Miina-Liisa Värelä as Isolde © Mathew Imaging/Los Angeles Philharmonic Association

Director Peter Sellars heightened and relieved to some extent the monotony of the opera’s conversational aspects by having the singers mostly sit on a long black couch (aside from occasionally standing sentry in the wings and balconies). It was obviously useful for the love scenes but unexpectedly powerful when King Marke (Eric Owens) confronted Tristan (Michael Weinius), and the hero held his head in his hands with grief and shame – and yet there they were, sitting next to each other as if on a park bench. It reduced the terrible majesty of the king-champion relationship to that of a father-son relationship, which made the weight of the betrayal more human and more crushing.
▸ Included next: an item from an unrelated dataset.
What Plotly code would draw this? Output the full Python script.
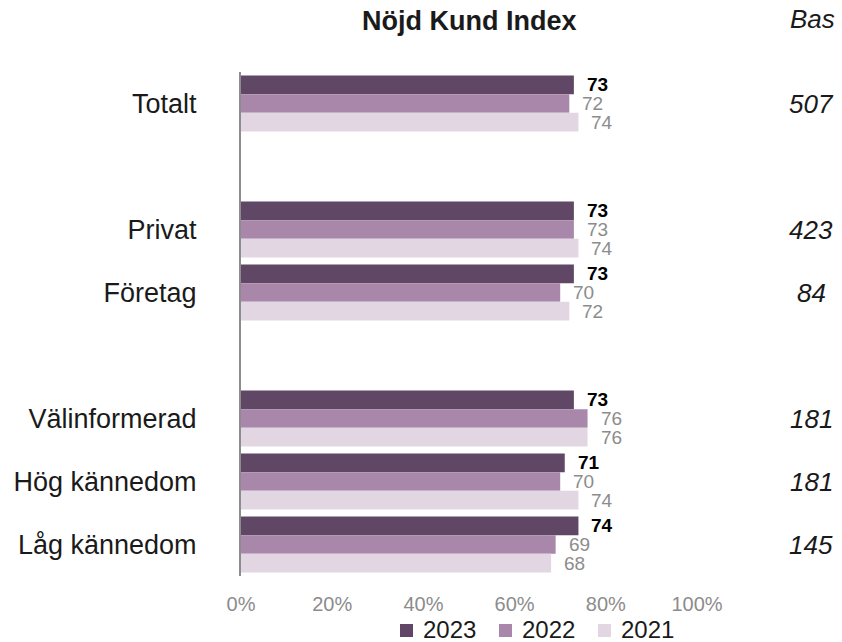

The cast – a quartet of whom will travel to Paris – was formidably well-equipped throughout to handle the demands that Wagner and the production put on them and so well-matched that their voices set against Dudamel’s iconic inner voicing made them an organic part of the orchestral fabric. Miina-Liisa Värelä’s blazing Isolde (Mary Elizabeth Williams in Paris) and Okka von der Damerau’s golden Brangäne were a striking example of this. Michael Weinius’s Tristan was ferociously solid in a Wagnerian equivalent of smoldering, and Eric Owens’s King Marke was Lear-like in his awful majesty. How all Dudamel’s singers respond when they have to sing the entire opera in one night in Paris should prove a highlight of the season.